* begin DATASET CONTENT *

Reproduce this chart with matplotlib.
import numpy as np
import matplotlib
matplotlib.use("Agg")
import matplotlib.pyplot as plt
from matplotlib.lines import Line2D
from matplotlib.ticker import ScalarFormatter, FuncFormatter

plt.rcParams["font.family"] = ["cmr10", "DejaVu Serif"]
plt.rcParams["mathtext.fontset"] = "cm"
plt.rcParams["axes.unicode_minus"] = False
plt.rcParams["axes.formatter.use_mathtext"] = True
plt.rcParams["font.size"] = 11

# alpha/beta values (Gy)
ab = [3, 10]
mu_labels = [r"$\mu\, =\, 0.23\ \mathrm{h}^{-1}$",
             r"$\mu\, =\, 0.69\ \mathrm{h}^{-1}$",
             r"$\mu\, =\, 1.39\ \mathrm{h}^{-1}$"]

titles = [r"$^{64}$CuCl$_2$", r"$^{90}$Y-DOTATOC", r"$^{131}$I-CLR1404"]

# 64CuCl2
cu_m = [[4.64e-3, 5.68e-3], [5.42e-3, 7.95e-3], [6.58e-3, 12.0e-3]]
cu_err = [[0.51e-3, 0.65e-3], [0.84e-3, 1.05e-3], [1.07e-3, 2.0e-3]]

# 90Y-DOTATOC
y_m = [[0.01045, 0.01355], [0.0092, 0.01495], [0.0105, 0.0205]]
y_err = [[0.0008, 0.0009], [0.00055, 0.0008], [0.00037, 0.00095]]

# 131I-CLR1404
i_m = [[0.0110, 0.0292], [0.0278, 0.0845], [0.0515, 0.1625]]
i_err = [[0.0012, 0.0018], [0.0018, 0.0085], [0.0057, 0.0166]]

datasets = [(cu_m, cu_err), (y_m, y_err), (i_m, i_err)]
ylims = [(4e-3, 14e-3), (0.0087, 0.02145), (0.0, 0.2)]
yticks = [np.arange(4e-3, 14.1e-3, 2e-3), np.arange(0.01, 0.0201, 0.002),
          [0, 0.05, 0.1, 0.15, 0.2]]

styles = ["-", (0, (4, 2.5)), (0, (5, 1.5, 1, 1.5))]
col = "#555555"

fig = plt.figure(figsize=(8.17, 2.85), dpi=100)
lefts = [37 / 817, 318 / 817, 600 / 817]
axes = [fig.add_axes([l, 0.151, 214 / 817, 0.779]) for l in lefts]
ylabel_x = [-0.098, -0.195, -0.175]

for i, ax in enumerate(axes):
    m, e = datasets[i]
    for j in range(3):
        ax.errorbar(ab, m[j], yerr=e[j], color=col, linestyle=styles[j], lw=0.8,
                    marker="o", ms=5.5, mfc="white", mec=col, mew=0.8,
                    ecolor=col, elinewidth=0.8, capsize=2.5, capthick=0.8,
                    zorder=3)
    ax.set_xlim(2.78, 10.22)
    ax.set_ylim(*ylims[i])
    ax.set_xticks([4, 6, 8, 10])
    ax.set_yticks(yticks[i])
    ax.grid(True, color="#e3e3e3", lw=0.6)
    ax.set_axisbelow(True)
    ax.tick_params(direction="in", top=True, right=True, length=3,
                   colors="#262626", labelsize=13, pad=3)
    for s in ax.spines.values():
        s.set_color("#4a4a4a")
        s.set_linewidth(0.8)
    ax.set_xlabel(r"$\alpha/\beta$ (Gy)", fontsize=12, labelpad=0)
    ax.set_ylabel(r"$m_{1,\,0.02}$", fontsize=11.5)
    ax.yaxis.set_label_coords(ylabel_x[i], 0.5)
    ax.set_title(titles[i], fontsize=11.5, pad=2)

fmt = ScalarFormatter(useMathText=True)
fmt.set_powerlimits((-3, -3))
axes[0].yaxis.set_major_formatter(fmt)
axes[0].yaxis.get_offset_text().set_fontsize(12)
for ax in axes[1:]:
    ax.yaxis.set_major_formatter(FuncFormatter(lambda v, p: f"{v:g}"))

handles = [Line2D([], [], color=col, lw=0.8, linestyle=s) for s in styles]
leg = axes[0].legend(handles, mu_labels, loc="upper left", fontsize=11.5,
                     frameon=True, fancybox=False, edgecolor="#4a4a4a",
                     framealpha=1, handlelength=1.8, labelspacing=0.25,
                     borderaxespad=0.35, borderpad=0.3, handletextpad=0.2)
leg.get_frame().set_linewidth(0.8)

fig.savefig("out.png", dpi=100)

* end DATASET CONTENT *
* begin DATASET CONTENT *

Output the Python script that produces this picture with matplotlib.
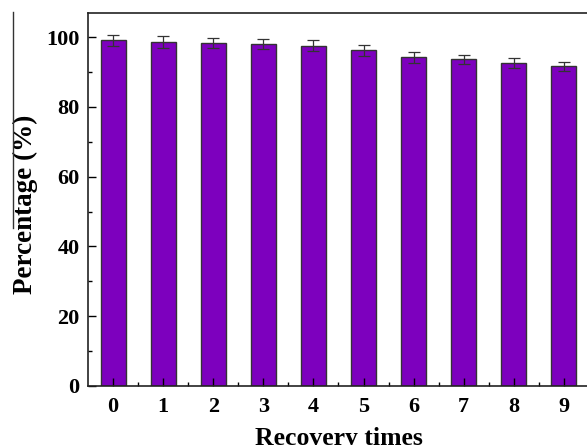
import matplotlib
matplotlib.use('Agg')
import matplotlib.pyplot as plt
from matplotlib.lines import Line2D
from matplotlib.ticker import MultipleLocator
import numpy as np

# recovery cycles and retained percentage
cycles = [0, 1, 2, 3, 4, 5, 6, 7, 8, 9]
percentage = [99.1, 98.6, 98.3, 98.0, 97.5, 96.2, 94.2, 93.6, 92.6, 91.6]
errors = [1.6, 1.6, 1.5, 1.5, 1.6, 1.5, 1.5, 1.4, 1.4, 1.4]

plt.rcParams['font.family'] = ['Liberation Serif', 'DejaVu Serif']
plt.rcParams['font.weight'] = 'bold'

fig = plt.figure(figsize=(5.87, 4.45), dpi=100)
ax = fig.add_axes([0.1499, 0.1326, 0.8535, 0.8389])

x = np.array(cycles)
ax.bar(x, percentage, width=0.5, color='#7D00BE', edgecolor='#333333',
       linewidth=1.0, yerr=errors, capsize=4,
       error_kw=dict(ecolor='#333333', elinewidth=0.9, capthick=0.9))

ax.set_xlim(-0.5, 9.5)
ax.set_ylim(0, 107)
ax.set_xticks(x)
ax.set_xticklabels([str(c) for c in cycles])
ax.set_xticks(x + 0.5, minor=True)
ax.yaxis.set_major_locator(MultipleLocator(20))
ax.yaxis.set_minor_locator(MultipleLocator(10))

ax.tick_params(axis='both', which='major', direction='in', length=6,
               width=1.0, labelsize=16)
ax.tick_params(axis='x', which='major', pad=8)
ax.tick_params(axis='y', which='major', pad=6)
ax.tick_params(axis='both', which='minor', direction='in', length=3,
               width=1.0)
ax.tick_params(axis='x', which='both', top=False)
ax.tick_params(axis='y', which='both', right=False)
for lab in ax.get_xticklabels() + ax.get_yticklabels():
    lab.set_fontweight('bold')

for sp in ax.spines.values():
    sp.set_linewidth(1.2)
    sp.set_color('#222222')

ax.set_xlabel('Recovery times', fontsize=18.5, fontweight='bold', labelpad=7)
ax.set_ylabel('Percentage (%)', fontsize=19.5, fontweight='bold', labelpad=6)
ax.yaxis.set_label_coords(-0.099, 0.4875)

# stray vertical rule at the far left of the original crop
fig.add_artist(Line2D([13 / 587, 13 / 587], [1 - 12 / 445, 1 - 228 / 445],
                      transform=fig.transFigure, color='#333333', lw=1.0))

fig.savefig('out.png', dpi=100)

* end DATASET CONTENT *

(DIRECTION) Write out the lines from the one containing "Output the Python" down to the one containing "ax.yaxis.set_minor_locator(MultipleLocator(10))", both included, exactly as they appear. Leave out any pictures.

(PROBLEM SOLUTION)
Output the Python script that produces this picture with matplotlib.
import matplotlib
matplotlib.use('Agg')
import matplotlib.pyplot as plt
from matplotlib.lines import Line2D
from matplotlib.ticker import MultipleLocator
import numpy as np

# recovery cycles and retained percentage
cycles = [0, 1, 2, 3, 4, 5, 6, 7, 8, 9]
percentage = [99.1, 98.6, 98.3, 98.0, 97.5, 96.2, 94.2, 93.6, 92.6, 91.6]
errors = [1.6, 1.6, 1.5, 1.5, 1.6, 1.5, 1.5, 1.4, 1.4, 1.4]

plt.rcParams['font.family'] = ['Liberation Serif', 'DejaVu Serif']
plt.rcParams['font.weight'] = 'bold'

fig = plt.figure(figsize=(5.87, 4.45), dpi=100)
ax = fig.add_axes([0.1499, 0.1326, 0.8535, 0.8389])

x = np.array(cycles)
ax.bar(x, percentage, width=0.5, color='#7D00BE', edgecolor='#333333',
       linewidth=1.0, yerr=errors, capsize=4,
       error_kw=dict(ecolor='#333333', elinewidth=0.9, capthick=0.9))

ax.set_xlim(-0.5, 9.5)
ax.set_ylim(0, 107)
ax.set_xticks(x)
ax.set_xticklabels([str(c) for c in cycles])
ax.set_xticks(x + 0.5, minor=True)
ax.yaxis.set_major_locator(MultipleLocator(20))
ax.yaxis.set_minor_locator(MultipleLocator(10))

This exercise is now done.